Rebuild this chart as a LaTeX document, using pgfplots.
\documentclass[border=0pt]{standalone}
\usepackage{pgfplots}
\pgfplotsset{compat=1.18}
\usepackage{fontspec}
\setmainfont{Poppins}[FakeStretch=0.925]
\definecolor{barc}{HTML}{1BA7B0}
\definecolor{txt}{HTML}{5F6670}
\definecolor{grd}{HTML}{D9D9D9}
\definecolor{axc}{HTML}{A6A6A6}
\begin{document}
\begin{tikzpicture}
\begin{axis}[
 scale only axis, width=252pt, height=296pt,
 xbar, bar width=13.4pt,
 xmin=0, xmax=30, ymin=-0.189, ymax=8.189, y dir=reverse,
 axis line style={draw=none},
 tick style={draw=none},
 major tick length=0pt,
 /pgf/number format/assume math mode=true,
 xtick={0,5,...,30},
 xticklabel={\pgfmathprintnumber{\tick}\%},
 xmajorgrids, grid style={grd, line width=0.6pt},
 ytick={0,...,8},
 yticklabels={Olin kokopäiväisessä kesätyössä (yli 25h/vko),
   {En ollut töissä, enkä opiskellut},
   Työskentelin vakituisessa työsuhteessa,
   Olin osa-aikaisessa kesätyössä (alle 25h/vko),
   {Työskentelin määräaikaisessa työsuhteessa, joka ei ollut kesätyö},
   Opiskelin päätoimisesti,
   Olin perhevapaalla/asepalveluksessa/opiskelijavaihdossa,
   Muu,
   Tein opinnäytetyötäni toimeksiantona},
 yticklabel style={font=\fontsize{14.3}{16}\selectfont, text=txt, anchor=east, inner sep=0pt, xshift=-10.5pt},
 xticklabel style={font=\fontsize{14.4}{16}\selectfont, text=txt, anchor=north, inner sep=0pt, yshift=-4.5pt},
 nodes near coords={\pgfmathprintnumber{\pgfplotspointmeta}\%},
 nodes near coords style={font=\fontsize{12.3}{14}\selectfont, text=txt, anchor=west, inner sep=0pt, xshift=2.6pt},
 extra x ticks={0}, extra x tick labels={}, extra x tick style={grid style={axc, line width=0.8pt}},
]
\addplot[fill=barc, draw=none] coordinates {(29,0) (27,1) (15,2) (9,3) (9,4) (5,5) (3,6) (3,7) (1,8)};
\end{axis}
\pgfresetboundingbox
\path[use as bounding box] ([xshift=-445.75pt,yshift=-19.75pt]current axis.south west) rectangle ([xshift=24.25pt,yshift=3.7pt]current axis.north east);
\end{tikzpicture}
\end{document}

######

Written exercise: Each line above is to be repeated exactly.

Task response:
Rebuild this chart as a LaTeX document, using pgfplots.
\documentclass[border=0pt]{standalone}
\usepackage{pgfplots}
\pgfplotsset{compat=1.18}
\usepackage{fontspec}
\setmainfont{Poppins}[FakeStretch=0.925]
\definecolor{barc}{HTML}{1BA7B0}
\definecolor{txt}{HTML}{5F6670}
\definecolor{grd}{HTML}{D9D9D9}
\definecolor{axc}{HTML}{A6A6A6}
\begin{document}
\begin{tikzpicture}
\begin{axis}[
 scale only axis, width=252pt, height=296pt,
 xbar, bar width=13.4pt,
 xmin=0, xmax=30, ymin=-0.189, ymax=8.189, y dir=reverse,
 axis line style={draw=none},
 tick style={draw=none},
 major tick length=0pt,
 /pgf/number format/assume math mode=true,
 xtick={0,5,...,30},
 xticklabel={\pgfmathprintnumber{\tick}\%},
 xmajorgrids, grid style={grd, line width=0.6pt},
 ytick={0,...,8},
 yticklabels={Olin kokopäiväisessä kesätyössä (yli 25h/vko),
   {En ollut töissä, enkä opiskellut},
   Työskentelin vakituisessa työsuhteessa,
   Olin osa-aikaisessa kesätyössä (alle 25h/vko),
   {Työskentelin määräaikaisessa työsuhteessa, joka ei ollut kesätyö},
   Opiskelin päätoimisesti,
   Olin perhevapaalla/asepalveluksessa/opiskelijavaihdossa,
   Muu,
   Tein opinnäytetyötäni toimeksiantona},
 yticklabel style={font=\fontsize{14.3}{16}\selectfont, text=txt, anchor=east, inner sep=0pt, xshift=-10.5pt},
 xticklabel style={font=\fontsize{14.4}{16}\selectfont, text=txt, anchor=north, inner sep=0pt, yshift=-4.5pt},
 nodes near coords={\pgfmathprintnumber{\pgfplotspointmeta}\%},
 nodes near coords style={font=\fontsize{12.3}{14}\selectfont, text=txt, anchor=west, inner sep=0pt, xshift=2.6pt},
 extra x ticks={0}, extra x tick labels={}, extra x tick style={grid style={axc, line width=0.8pt}},
]
\addplot[fill=barc, draw=none] coordinates {(29,0) (27,1) (15,2) (9,3) (9,4) (5,5) (3,6) (3,7) (1,8)};
\end{axis}
\pgfresetboundingbox
\path[use as bounding box] ([xshift=-445.75pt,yshift=-19.75pt]current axis.south west) rectangle ([xshift=24.25pt,yshift=3.7pt]current axis.north east);
\end{tikzpicture}
\end{document}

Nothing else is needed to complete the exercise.